Table 3 Bai and Perron break test of relative real wage

The result of Bai and Perron break test is displayed in Table 3. According to Bai and Perron (1998)’s definition about statistics, Table 3 shows there are abrupt structural changes in the relative real wage for 12 out of 31 provinces. However, Table 2 in the paper shows there are gradual structural changes in the data for 29 provinces. That implies the data we used are better fitted by Ender and Lee’s model. To facilitate regional comparison, it also seems more proper to capture structural breaks with Fourier function in our study.

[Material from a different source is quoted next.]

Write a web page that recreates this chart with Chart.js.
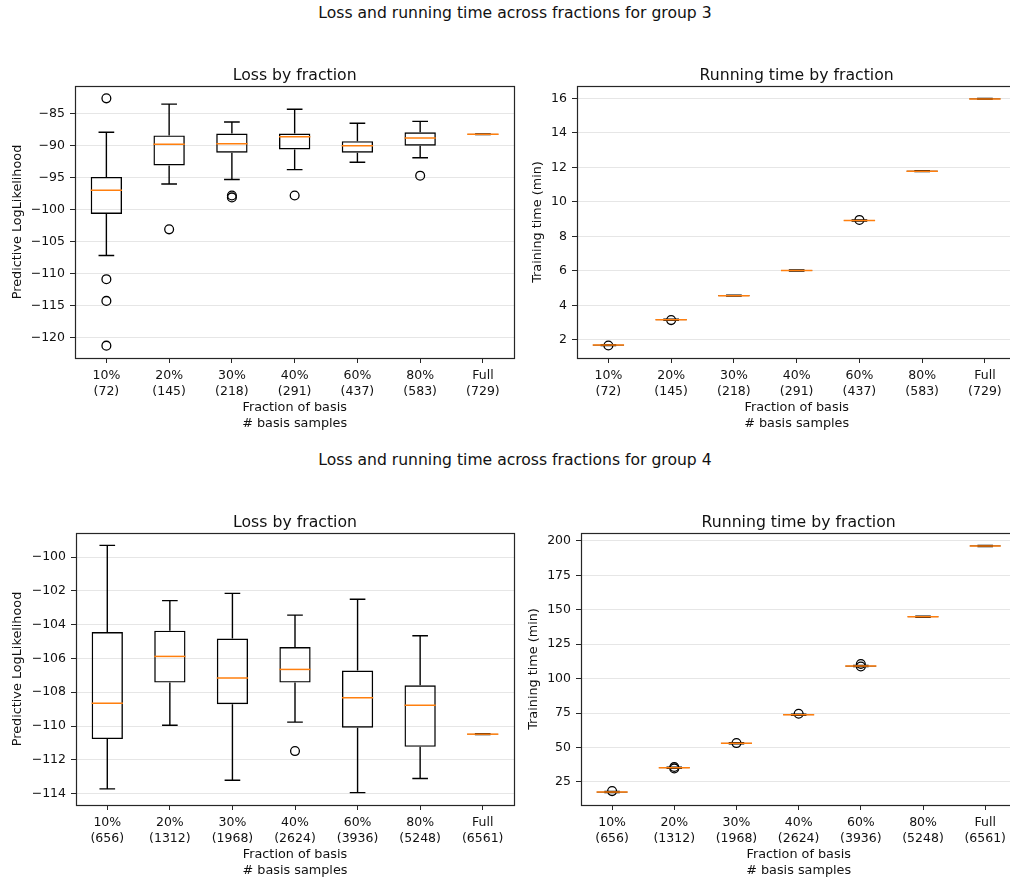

Besides, there might be size distortion in Bai and Perron test here. In the break test, it is important to select the value of \(\varepsilon \) first to avoid size distortion. Bai and Perron (1998) point out that: “ With a sample of \(T = 120, \varepsilon = 0.15\) should be enough for heterogeneity in the errors or the data. If serial correlation is allowed, \(\varepsilon = 0.20\) may be needed”. In other words, generally \(h\) should be 18 at least. In our case, we choose the biggest value (0.25) for \(\varepsilon \) and acquire the results in Table 3. As \(T=33\), the minimum length of a segment \(h\) only equals to 8, much smaller than the one recommended by Bai and Perron (1998, 2003). That implicates size distortion probably exists here and the result in Table 3 lacks robustness. However, there is not such restriction about sample size in Enders and Lee (2012) test.

Consequently, it seems more reasonable to capture structural changes in the data with Enders and Lee (2012)’s method.